История одного философа - страница 5



Адепты наблюдения весьма наивно полагают себя адептами осознанности. Наивно, потому что если это наблюдение обусловлено противопоставленностью, на которую нас подтолкнули, то есть которая не была нашим осознанным решением, то в основе такой «осознанности» лежит автоматическая реакция. Если мы наблюдаем оттуда, куда попали неосознанно, то и в самом нашем наблюдении осознанности будет немного, и это мягко говоря.

Что следует из вышесказанного? То, что тревога и страх если и могут уменьшиться, то, вероятно, вследствие движения наперекор их велению. Раз они велят дистанцироваться от них, стало быть, для них опасно ровно противоположное, а именно – толерантность или терпимость к ним. «Хочу избавиться от тревоги» – желание, к которому тревога же и подталкивает. «Не возражаю против того, чтобы тревога имела место; раз уж она ко мне наведалась, попробую ее потерпеть, претерпеть, не буду от нее закрываться», – решение, принятое вопреки тревожным наущениям.

Нельзя пройти мимо еще одного момента, а именно того, что наблюдение обычно связывается с познанием. Более того, наблюдение и познание зачастую вообще воспринимаются как синонимичные понятия. Мы наблюдаем, значит, мы познаем. А познавая, мы овладеваем познанным, приручаем его. Следующим шагом внутри такой логики будет вывод, что если хочешь приручить свой страх – познай его. Причем познай через наблюдение.

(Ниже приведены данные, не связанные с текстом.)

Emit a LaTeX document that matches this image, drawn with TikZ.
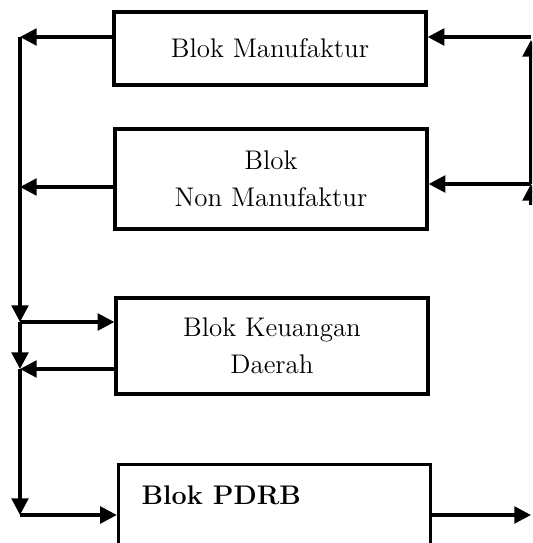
\documentclass[tikz,border=0pt]{standalone}
\usepackage{tikz}
\usetikzlibrary{arrows.meta}

\begin{document}
\begin{tikzpicture}[x=0.015cm, y=-0.015cm, line width=1.4pt,
  blok/.style={rectangle, draw, minimum width=4.68cm, align=center, inner sep=0pt,
    font=\fontsize{11.5}{16}\selectfont},
  arr/.style={-{Triangle[length=0.25cm, width=0.25cm]}}]
\clip (0,0) rectangle (532,543);
\fill[white] (0,0) rectangle (532,543);
\node[blok, minimum height=1.095cm] (man) at (270,48.5) {Blok Manufaktur};
\node[blok, minimum height=1.5cm] (non) at (271,179) {Blok\\Non Manufaktur};
\node[blok, minimum height=1.44cm] (keu) at (272,346) {Blok Keuangan\\Daerah};
\node[blok, minimum height=1.43cm] (pdrb) at (274.5,512) {};
\node[anchor=west, inner sep=0pt, font=\fontsize{11.5}{16}\selectfont\bfseries] (pdrblbl) at (140,495) {Blok PDRB};
\coordinate (l1) at (20,37);
\coordinate (l2) at (20,187);
\coordinate (b1) at (20,322);
\coordinate (b2) at (20,369);
\coordinate (b3) at (20,515);
\coordinate (r0) at (531,205);
\coordinate (r1) at (531,37);
\coordinate (r1t) at (531,40);
\coordinate (r2) at (531,184);
\coordinate (r3) at (531,515);
\draw[arr] (man.west |- l1) -- (l1);
\draw[arr] (non.west |- l2) -- (l2);
\draw[arr] (l1) -- (b1);
\draw[arr] (b1) -- (b2);
\draw[arr] (b2) -- (b3);
\draw[arr] (b1) -- (keu.west |- b1);
\draw[arr] (keu.west |- b2) -- (b2);
\draw[arr] (b3) -- (pdrb.west |- b3);
\draw[arr] (r1) -- (man.east |- r1);
\draw[arr] (r2) -- (non.east |- r2);
\draw[arr] (r0) -- (r2);
\draw[arr] (r2) -- (r1t);
\draw[arr] (pdrb.east |- r3) -- (r3);
\end{tikzpicture}
\end{document}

Разумеется, идея толерантности или принятия также имеет хождение в психологической и философской литературе. Более того, термин «принятие» является популярным до степени расхожести, а значит, употребляется бездумно. Замечу, я тоже не собираюсь отмыслить его вдоль и поперек. Сосредоточусь всего лишь на одном очевидном и в то же время неприметном моменте. А именно на принятии/толерантности как условии познания. Правда, принятие или, лучше сказать, открытость (по крайней мере, мне ближе это слово и в дальнейшем я в основном буду использовать именно его), создав условия для познания, заодно лишает его – познание – сколько-нибудь значимого смысла. Пока нет открытости, не будет и познания, но коль скоро открытость имеет место, роль и значение познания быстро сходят на нет. Однако обо всем по порядку.

С одной стороны, именно моя терпимость к собственной же тревоге (или тревожности) позволяет мне к ней присматриваться, знакомиться с ней. И позволяет в куда большей степени, нежели отношения противостояния. Принимая возникающую во мне тревогу, я могу изучать ее как в общем, так и в мельчайших деталях. Причем сам того не желая, не преследуя исследовательских целей. Не планировал, однако что-то углядел. Не имел такой цели, тем не менее что-то понял, увидел, обнаружил. Открытость располагает к внимательности. Причем к внимательности не целенаправленной, а потому более широкой. Целенаправленное внимание локализуется до луча фонарика, точнее, до круга, который этот луч освещает. Это лишь с довольно узколобой научной точки зрения чем более мы противопоставляем себя нашему объекту, тем выпуклей он раскрывается перед нами. Нет, таким способом мы скорее видим то, что хотим или готовы видеть. Не подчеркнутая дистанцированность, а, если угодно, снисходительное дружелюбие способствует большему проникновению… Подвернувшееся слово «проникновение» – намек на то, что у этих рассуждений есть и другая сторона. Ведь то, во что мы действительно проникаем, то есть проходим сквозь его поверхность, уже не совсем объект, и само это проникновение уже не совсем познание. Так или иначе, отсутствие неприятия явно предоставляет больше возможностей для познания. Но это лишь с одной стороны. Поэтому поправлюсь: могло бы предоставлять.